### JOB
Note each line of the listing that contains the string "chart", and copy it.

### Records
>>>

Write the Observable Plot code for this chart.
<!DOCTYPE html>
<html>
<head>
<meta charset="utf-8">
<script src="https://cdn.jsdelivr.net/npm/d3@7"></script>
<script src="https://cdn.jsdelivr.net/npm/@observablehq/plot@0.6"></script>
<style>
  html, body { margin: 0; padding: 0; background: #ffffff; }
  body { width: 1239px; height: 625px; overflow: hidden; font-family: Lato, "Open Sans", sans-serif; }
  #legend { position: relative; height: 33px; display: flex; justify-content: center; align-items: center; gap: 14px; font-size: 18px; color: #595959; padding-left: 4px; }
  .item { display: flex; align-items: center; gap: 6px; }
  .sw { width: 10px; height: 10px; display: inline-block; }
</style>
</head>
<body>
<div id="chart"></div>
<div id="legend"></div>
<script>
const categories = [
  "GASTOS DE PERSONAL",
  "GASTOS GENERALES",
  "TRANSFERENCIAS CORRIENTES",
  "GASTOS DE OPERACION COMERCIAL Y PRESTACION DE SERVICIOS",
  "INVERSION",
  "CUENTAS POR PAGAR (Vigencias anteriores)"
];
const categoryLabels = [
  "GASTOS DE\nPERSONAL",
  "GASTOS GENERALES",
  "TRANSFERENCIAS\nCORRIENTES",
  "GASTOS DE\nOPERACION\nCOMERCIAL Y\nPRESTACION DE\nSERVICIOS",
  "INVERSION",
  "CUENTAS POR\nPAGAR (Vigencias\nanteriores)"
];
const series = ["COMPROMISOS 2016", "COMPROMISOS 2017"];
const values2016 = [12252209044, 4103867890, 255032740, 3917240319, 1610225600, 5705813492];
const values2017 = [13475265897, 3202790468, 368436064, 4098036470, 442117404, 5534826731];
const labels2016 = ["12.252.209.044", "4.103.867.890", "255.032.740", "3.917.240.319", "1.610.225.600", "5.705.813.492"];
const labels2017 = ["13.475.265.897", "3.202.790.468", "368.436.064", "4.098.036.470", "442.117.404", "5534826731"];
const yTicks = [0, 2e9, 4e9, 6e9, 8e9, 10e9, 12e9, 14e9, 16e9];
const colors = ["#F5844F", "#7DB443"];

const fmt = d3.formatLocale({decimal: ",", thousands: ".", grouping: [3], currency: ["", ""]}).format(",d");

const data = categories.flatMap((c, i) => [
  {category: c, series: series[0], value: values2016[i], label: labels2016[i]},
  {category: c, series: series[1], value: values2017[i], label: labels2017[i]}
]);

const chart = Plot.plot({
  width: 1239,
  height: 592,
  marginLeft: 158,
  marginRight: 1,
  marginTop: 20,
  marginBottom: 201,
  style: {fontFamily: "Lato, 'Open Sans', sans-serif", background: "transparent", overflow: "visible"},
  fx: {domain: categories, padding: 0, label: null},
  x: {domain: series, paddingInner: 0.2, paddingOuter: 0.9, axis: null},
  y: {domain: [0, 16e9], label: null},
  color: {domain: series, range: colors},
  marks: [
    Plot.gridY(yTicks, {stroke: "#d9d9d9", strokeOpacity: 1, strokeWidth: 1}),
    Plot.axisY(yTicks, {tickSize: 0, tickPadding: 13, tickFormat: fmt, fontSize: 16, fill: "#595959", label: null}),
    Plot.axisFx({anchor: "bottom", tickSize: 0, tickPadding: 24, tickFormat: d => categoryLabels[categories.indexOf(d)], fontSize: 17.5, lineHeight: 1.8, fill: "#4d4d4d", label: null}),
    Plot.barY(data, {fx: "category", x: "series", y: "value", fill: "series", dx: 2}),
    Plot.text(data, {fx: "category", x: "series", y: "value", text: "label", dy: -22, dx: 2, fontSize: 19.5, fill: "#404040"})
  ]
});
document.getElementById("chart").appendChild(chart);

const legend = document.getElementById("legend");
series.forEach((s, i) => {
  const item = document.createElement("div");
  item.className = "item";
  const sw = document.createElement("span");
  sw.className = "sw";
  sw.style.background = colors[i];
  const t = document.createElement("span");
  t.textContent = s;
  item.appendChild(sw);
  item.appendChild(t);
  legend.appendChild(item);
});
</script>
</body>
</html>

<<<
>>>

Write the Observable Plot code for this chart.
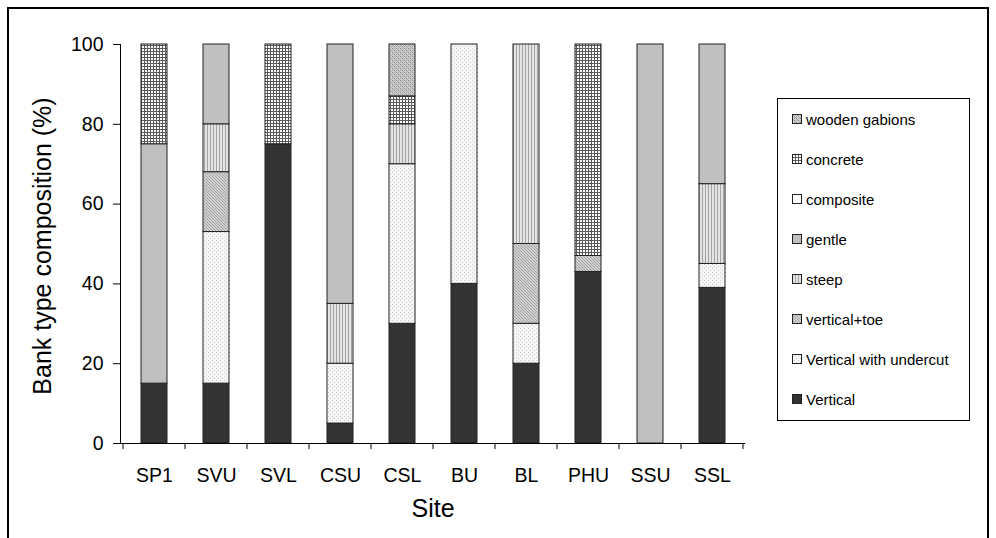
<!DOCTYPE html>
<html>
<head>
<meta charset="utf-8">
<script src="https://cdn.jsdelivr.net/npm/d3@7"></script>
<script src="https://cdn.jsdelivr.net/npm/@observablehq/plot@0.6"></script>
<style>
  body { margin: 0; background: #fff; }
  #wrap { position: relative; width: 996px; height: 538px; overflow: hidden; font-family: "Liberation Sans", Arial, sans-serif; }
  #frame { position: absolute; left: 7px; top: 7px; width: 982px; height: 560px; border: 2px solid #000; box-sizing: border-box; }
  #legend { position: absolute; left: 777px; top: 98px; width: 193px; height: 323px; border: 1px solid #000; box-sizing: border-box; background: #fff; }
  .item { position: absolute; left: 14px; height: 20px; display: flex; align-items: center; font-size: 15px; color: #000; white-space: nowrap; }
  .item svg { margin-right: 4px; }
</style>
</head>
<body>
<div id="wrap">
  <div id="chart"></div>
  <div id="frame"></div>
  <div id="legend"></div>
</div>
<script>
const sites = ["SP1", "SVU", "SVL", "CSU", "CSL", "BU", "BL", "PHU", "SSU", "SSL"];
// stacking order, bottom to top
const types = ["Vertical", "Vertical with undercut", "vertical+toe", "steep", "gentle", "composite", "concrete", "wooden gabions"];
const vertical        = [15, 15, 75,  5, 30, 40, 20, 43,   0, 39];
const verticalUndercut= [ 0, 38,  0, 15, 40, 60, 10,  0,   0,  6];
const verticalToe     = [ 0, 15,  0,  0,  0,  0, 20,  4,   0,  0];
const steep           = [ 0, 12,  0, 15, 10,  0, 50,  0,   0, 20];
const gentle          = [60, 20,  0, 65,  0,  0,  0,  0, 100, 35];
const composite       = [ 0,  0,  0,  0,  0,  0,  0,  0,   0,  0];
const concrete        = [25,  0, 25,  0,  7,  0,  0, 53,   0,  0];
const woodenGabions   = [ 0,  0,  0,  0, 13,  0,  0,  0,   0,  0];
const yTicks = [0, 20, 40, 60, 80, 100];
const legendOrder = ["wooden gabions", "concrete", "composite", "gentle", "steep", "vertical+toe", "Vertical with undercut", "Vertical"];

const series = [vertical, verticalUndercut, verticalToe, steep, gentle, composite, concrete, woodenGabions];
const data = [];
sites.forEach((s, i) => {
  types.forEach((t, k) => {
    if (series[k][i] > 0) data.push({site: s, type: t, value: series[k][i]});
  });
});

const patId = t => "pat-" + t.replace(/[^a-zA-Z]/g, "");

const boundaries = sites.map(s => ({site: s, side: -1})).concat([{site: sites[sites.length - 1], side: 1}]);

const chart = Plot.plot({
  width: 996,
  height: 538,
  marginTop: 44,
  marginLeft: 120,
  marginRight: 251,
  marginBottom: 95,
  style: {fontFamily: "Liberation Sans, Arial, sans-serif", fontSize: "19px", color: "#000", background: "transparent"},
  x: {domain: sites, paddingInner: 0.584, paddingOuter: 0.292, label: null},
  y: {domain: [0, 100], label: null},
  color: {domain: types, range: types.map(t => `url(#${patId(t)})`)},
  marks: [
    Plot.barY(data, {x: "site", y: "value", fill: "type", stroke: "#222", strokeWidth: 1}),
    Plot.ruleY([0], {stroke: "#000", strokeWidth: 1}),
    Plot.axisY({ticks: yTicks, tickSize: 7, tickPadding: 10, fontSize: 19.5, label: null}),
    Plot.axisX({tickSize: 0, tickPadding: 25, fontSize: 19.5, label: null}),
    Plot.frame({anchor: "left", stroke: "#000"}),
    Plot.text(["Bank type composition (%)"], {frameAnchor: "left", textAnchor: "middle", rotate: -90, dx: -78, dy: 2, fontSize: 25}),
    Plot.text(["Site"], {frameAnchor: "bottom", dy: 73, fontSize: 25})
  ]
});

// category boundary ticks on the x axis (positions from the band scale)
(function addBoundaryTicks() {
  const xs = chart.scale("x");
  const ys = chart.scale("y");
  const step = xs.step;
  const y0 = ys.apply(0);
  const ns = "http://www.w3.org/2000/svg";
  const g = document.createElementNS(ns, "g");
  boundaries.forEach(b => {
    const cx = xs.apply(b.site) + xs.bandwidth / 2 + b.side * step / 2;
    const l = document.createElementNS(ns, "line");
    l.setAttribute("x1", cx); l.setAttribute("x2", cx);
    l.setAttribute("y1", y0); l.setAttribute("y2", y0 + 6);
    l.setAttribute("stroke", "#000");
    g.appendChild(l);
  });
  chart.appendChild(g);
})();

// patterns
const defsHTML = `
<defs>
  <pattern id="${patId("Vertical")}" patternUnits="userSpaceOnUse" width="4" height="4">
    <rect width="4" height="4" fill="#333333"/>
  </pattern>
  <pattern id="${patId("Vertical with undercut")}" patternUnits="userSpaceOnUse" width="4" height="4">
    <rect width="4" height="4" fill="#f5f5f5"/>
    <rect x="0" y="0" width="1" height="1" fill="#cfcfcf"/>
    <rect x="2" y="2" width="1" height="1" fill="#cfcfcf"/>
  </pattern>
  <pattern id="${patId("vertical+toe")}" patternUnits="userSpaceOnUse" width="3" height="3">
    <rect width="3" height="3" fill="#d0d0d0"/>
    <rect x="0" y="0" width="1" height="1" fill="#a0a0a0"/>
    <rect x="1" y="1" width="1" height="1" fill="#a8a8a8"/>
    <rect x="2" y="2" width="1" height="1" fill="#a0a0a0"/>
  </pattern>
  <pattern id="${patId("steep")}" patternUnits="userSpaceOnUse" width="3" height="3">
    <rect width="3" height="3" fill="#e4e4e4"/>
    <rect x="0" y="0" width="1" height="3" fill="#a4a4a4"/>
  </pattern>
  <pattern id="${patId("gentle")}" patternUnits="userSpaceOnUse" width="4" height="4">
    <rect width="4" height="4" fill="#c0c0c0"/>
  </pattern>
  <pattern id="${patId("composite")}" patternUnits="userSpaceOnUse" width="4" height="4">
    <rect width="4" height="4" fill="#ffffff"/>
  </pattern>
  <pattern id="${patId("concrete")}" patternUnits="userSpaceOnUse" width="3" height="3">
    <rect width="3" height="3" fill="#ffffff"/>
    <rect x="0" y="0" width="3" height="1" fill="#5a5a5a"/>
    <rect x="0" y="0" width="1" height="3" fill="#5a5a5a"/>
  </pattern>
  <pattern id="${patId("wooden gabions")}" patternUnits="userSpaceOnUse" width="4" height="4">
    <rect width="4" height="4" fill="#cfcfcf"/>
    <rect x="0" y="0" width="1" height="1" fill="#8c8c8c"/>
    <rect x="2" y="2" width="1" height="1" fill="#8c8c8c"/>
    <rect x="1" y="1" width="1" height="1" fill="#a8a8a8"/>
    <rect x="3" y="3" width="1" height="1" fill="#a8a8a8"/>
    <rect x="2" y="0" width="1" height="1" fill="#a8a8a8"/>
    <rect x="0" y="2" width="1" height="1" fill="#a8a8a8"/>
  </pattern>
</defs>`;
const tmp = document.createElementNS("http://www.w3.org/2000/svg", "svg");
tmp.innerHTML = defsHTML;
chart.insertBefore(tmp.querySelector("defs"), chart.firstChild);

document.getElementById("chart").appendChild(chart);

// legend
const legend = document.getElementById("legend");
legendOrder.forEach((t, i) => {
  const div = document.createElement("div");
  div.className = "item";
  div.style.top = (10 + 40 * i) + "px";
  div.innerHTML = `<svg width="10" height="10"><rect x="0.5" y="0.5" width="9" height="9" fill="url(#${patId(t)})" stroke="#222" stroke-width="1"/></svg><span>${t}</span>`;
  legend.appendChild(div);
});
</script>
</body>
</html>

<<<

### FINAL ANSWER
Write the Observable Plot code for this chart.
<div id="chart"></div>
const chart = Plot.plot({
document.getElementById("chart").appendChild(chart);
Write the Observable Plot code for this chart.
  <div id="chart"></div>
const chart = Plot.plot({
  const xs = chart.scale("x");
  const ys = chart.scale("y");
  chart.appendChild(g);
chart.insertBefore(tmp.querySelector("defs"), chart.firstChild);
document.getElementById("chart").appendChild(chart);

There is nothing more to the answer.